((

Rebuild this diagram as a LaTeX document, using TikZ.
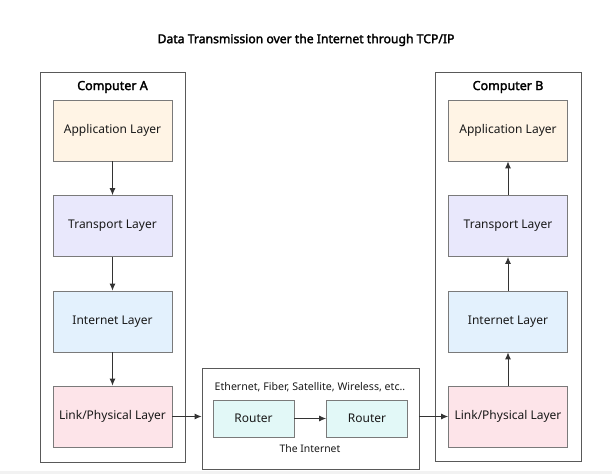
\documentclass[tikz,border=0pt]{standalone}
\usepackage{fontspec}
\setmainfont{Noto Sans}[AutoFakeBold=2.2]
\usepackage{tikz}
\usetikzlibrary{calc}
\usetikzlibrary{arrows.meta}
\definecolor{appcol}{HTML}{FFF4E5}
\definecolor{trancol}{HTML}{E9E8FC}
\definecolor{netcol}{HTML}{E3F1FD}
\definecolor{linkcol}{HTML}{FDE4E9}
\definecolor{routcol}{HTML}{E2F8F7}
\definecolor{edgecol}{HTML}{7A7A7A}
\tikzset{
  layer/.style={draw=edgecol, thick, minimum width=119pt, minimum height=61pt, inner sep=0pt, font=\fontsize{12}{14}\selectfont, text=black!90},
  router/.style={draw=edgecol, thick, fill=routcol, minimum width=81pt, minimum height=37pt, inner sep=0pt, font=\fontsize{12}{14}\selectfont, text=black!90},
  frame/.style={draw=black!65, thick},
  flow/.style={-{Latex[length=7pt,width=6pt]}, black!80, line width=0.9pt}
}
\newcommand{\layer}[5]{\node[layer, fill=#4] (#1) at ( #2 , #3 ) {#5};}

\begin{document}
\begin{tikzpicture}[x=1pt, y=-1pt]
        \useasboundingbox (0,0) rectangle (612,474);
        \fill[black!5] (0,471) rectangle (612,474);
        % title
        \node[font=\fontsize{12.2}{14}\selectfont\bfseries, text=black] (title) at (306,40) {Data Transmission over the Internet through TCP/IP};
        % computer A
        \draw[frame] (40,72) rectangle (185,462);
        \node[font=\fontsize{12.5}{15}\selectfont\bfseries, text=black] (compA) at (112.5,87) {Computer A};
        \layer{appA}{112.5}{130.5}{appcol}{Application Layer}
        \layer{tranA}{112.5}{226}{trancol}{Transport Layer}
        \layer{netA}{112.5}{321.5}{netcol}{Internet Layer}
        \layer{linkA}{112.5}{416.5}{linkcol}{Link/Physical Layer}
        % computer B
        \draw[frame] (435,72) rectangle (581,461);
        \node[font=\fontsize{12.5}{15}\selectfont\bfseries, text=black] (compB) at (508,87) {Computer B};
        \layer{appB}{508}{130.5}{appcol}{Application Layer}
        \layer{tranB}{508}{226}{trancol}{Transport Layer}
        \layer{netB}{508}{321.5}{netcol}{Internet Layer}
        \layer{linkB}{508}{416.5}{linkcol}{Link/Physical Layer}
        % the internet
        \node[frame, minimum width=217pt, minimum height=101pt, inner sep=0pt] (inet) at (310.5,418.5) {};
        \node[font=\fontsize{10.6}{12}\selectfont, text=black!90] (media) at (310,387) {Ethernet, Fiber, Satellite, Wireless, etc..};
        \node[router] (rout1) at (253.5,418.5) {Router};
        \node[router] (rout2) at (367,418.5) {Router};
        \node[font=\fontsize{10.4}{12}\selectfont, text=black!90] (inetlbl) at (310,449) {The Internet};
        % arrows down A
        \draw[flow] (appA) -- (tranA);
        \draw[flow] (tranA) -- (netA);
        \draw[flow] (netA) -- (linkA);
        % arrows through the internet
        \draw[flow] (linkA.east) -- (linkA.east -| inet.west);
        \draw[flow] (rout1) -- (rout2);
        \draw[flow] (linkB.west -| inet.east) -- (linkB.west);
        % arrows up B
        \draw[flow] (linkB) -- (netB);
        \draw[flow] (netB) -- (tranB);
        \draw[flow] (tranB) -- (appB);
    \end{tikzpicture}
\end{document}
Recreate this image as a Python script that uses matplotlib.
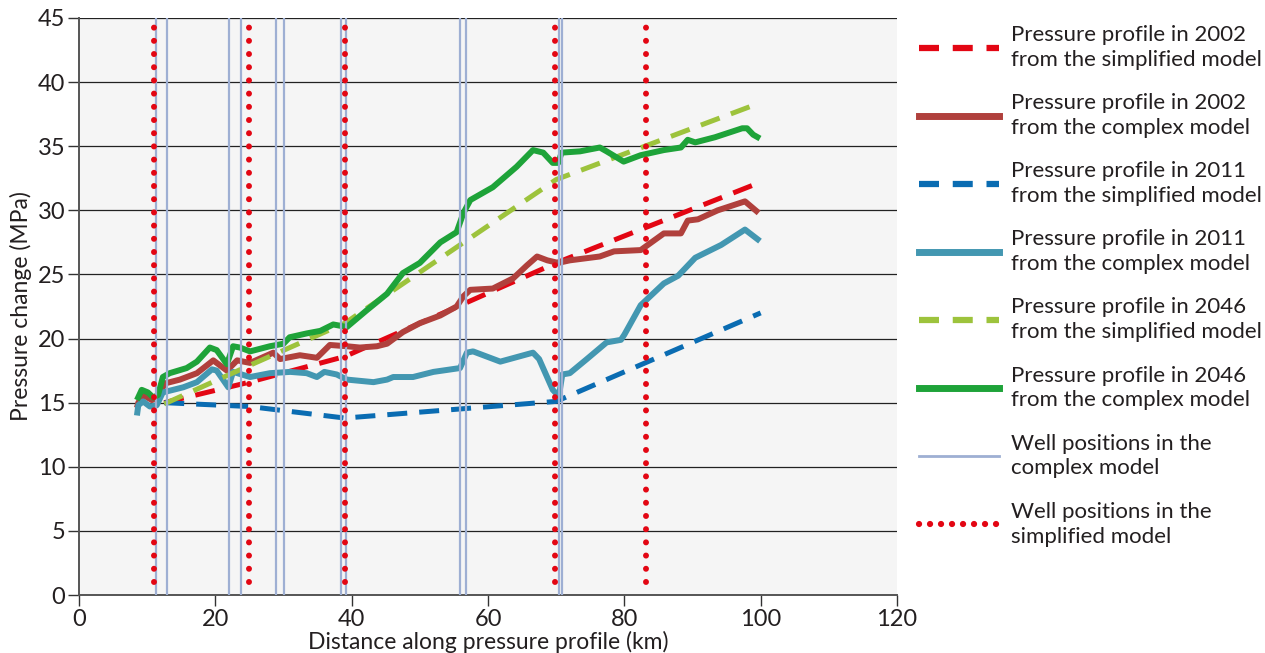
import matplotlib
matplotlib.use("Agg")
import matplotlib.pyplot as plt
from matplotlib.lines import Line2D

plt.rcParams['font.family'] = ['Lato', 'DejaVu Sans']

# well positions (km)
wells_complex = [11.3, 12.9, 22.0, 23.8, 28.9, 30.1, 38.5, 39.2, 55.9, 56.7, 70.45, 70.9]
wells_simplified = [11.0, 24.9, 39.0, 69.9, 83.2]

# simplified model profiles
simp_x = [12.5, 25, 39, 70, 100]
simp_2002 = [15.0, 16.6, 18.6, 25.9, 32.2]
simp_2011 = [15.0, 14.7, 13.8, 15.1, 22.0]
simp_2046 = [14.9, 17.9, 21.2, 32.4, 38.4]

# complex model profiles
c2046_x = [8.5, 9.2, 10.1, 10.9, 11.6, 12.3, 13.3, 15.8, 17.3, 19.2, 20.2, 21.7, 22.6, 23.6, 25.1,
           28.0, 30.0, 30.9, 33.4, 35.4, 37.3, 39.3, 42.2, 45.2, 47.5, 50.0, 53.0, 55.4, 56.4, 57.4,
           60.7, 64.2, 66.6, 68.1, 69.5, 70.3, 70.8, 73.5, 76.4, 77.4, 79.9, 82.4, 85.8, 88.3, 89.3,
           90.4, 93.3, 97.3, 98.0, 98.9, 99.9]
c2046_y = [15.2, 16.0, 15.8, 15.4, 15.6, 17.0, 17.3, 17.7, 18.2, 19.3, 19.1, 18.0, 19.4, 19.3, 19.0,
           19.4, 19.6, 20.1, 20.4, 20.6, 21.1, 20.9, 22.2, 23.5, 25.1, 25.9, 27.5, 28.3, 29.8, 30.8,
           31.8, 33.4, 34.7, 34.5, 33.7, 33.7, 34.5, 34.6, 34.9, 34.6, 33.8, 34.3, 34.7, 34.9, 35.5,
           35.3, 35.7, 36.4, 36.4, 35.9, 35.6]

c2002_x = [8.5, 8.7, 9.4, 10.7, 11.6, 12.6, 14.8, 17.3, 19.7, 21.7, 23.2, 25.1, 28.5, 29.5, 32.4,
           34.9, 36.8, 39.3, 41.2, 43.7, 45.2, 47.5, 50.0, 53.0, 55.4, 56.4, 57.4, 60.7, 63.7, 65.7,
           67.2, 68.7, 70.3, 72.0, 76.4, 78.5, 82.4, 85.8, 88.3, 89.3, 90.8, 93.7, 97.7, 99.7]
c2002_y = [14.6, 15.0, 15.6, 15.2, 15.5, 16.5, 16.8, 17.3, 18.3, 17.5, 18.3, 18.1, 18.9, 18.4, 18.7,
           18.5, 19.5, 19.4, 19.3, 19.4, 19.6, 20.5, 21.2, 21.8, 22.5, 23.3, 23.8, 23.9, 24.7, 25.7,
           26.4, 26.1, 25.9, 26.1, 26.4, 26.8, 26.9, 28.2, 28.2, 29.2, 29.3, 30.0, 30.7, 29.8]

c2011_x = [8.5, 8.7, 9.4, 10.4, 11.4, 12.3, 13.8, 15.3, 17.3, 19.5, 20.2, 21.9, 22.6, 25.1, 28.0,
           31.0, 33.4, 34.9, 36.0, 37.8, 39.3, 43.2, 45.2, 46.1, 49.0, 52.0, 55.9, 56.9, 57.8, 61.8,
           66.6, 67.5, 69.5, 70.4, 70.9, 72.0, 74.5, 77.4, 79.5, 80.0, 82.4, 85.8, 87.9, 90.4, 94.2,
           97.7, 99.9]
c2011_y = [14.0, 14.8, 15.1, 14.7, 14.8, 15.8, 16.0, 16.2, 16.6, 17.6, 17.5, 16.2, 17.4, 17.0, 17.3,
           17.4, 17.3, 17.0, 17.4, 17.2, 16.8, 16.6, 16.8, 17.0, 17.0, 17.4, 17.7, 18.9, 19.0, 18.2,
           18.9, 18.4, 16.0, 15.5, 17.2, 17.3, 18.4, 19.7, 19.9, 20.3, 22.6, 24.3, 24.9, 26.3, 27.3,
           28.5, 27.6]

labels = [
    "Pressure profile in 2002\nfrom the simplified model",
    "Pressure profile in 2002\nfrom the complex model",
    "Pressure profile in 2011\nfrom the simplified model",
    "Pressure profile in 2011\nfrom the complex model",
    "Pressure profile in 2046\nfrom the simplified model",
    "Pressure profile in 2046\nfrom the complex model",
    "Well positions in the\ncomplex model",
    "Well positions in the\nsimplified model",
]

RED = '#e30613'
BROWN = '#b0403c'
BLUE = '#0a6cb2'
CYAN = '#4397b1'
LIME = '#9dc33c'
GREEN = '#1ea339'
WELL = '#9eafd3'
TEXT = '#231f20'

fig = plt.figure(figsize=(12.65, 6.53), dpi=100)
ax = fig.add_axes([79 / 1265, 58 / 653, 818 / 1265, 577 / 653])
ax.set_facecolor('#f5f5f5')

dash = (0, (4, 2.4))
solid_kw = dict(lw=4.3, solid_capstyle='butt', solid_joinstyle='round', zorder=3)
dash_kw = dict(lw=3.6, ls=dash, dash_capstyle='butt', zorder=3)
ax.plot(simp_x, simp_2002, color=RED, **dash_kw)
ax.plot(c2002_x, c2002_y, color=BROWN, **solid_kw)
ax.plot(simp_x, simp_2011, color=BLUE, **dash_kw)
ax.plot(c2011_x, c2011_y, color=CYAN, **solid_kw)
ax.plot(simp_x, simp_2046, color=LIME, **dash_kw)
ax.plot(c2046_x, c2046_y, color=GREEN, **solid_kw)

for w in wells_complex:
    ax.plot([w, w], [0, 45], color=WELL, lw=1.6, zorder=4)
for w in wells_simplified:
    ax.plot([w, w], [1.0, 45], color=RED, lw=4.3, ls=(0, (0.01, 2.2)),
            dash_capstyle='round', zorder=5)

ax.set_xlim(0, 120)
ax.set_ylim(0, 45)
ax.set_xticks(range(0, 121, 20))
ax.set_yticks(range(0, 46, 5))
ax.grid(axis='y', color='#222222', lw=0.9, zorder=1)
ax.set_axisbelow(True)
for s in ['top', 'right']:
    ax.spines[s].set_visible(False)
for s in ['left', 'bottom']:
    ax.spines[s].set_color('#555555')
    ax.spines[s].set_linewidth(1.4)
ax.tick_params(axis='both', direction='out', length=8, width=1.0, color='#333333',
               labelsize=17, labelcolor=TEXT, pad=2)
ax.set_xlabel("Distance along pressure profile (km)", fontsize=16.5, color=TEXT, labelpad=1)
ax.set_ylabel("Pressure change (MPa)", fontsize=16.5, color=TEXT, labelpad=4)

handles = [
    Line2D([], [], color=RED, lw=4.5, ls=(0, (3.2, 2.2)), dash_capstyle='butt'),
    Line2D([], [], color=BROWN, lw=5),
    Line2D([], [], color=BLUE, lw=4.5, ls=(0, (3.2, 2.2)), dash_capstyle='butt'),
    Line2D([], [], color=CYAN, lw=5),
    Line2D([], [], color=LIME, lw=4.5, ls=(0, (3.2, 2.2)), dash_capstyle='butt'),
    Line2D([], [], color=GREEN, lw=5),
    Line2D([], [], color=WELL, lw=2),
    Line2D([], [], color=RED, lw=4.5, ls=(0, (0.01, 1.75)), dash_capstyle='round'),
]
leg = fig.legend(handles, labels, loc='upper left', bbox_to_anchor=(910 / 1265, 1 - 16 / 653),
                 frameon=False, fontsize=16, handlelength=3.6, handletextpad=0.55,
                 labelspacing=1.05, borderaxespad=0)
for t in leg.get_texts():
    t.set_color(TEXT)
    t.set_linespacing(1.3)

fig.savefig('out.png', dpi=100)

))

» **Problem to solve**:
From the first line above down to the line with "fill=#4] (#1) at", reproduce every line and no others, omitting pictures.

» **Task output**:
Rebuild this diagram as a LaTeX document, using TikZ.
\documentclass[tikz,border=0pt]{standalone}
\usepackage{fontspec}
\setmainfont{Noto Sans}[AutoFakeBold=2.2]
\usepackage{tikz}
\usetikzlibrary{calc}
\usetikzlibrary{arrows.meta}
\definecolor{appcol}{HTML}{FFF4E5}
\definecolor{trancol}{HTML}{E9E8FC}
\definecolor{netcol}{HTML}{E3F1FD}
\definecolor{linkcol}{HTML}{FDE4E9}
\definecolor{routcol}{HTML}{E2F8F7}
\definecolor{edgecol}{HTML}{7A7A7A}
\tikzset{
  layer/.style={draw=edgecol, thick, minimum width=119pt, minimum height=61pt, inner sep=0pt, font=\fontsize{12}{14}\selectfont, text=black!90},
  router/.style={draw=edgecol, thick, fill=routcol, minimum width=81pt, minimum height=37pt, inner sep=0pt, font=\fontsize{12}{14}\selectfont, text=black!90},
  frame/.style={draw=black!65, thick},
  flow/.style={-{Latex[length=7pt,width=6pt]}, black!80, line width=0.9pt}
}
\newcommand{\layer}[5]{\node[layer, fill=#4] (#1) at ( #2 , #3 ) {#5};}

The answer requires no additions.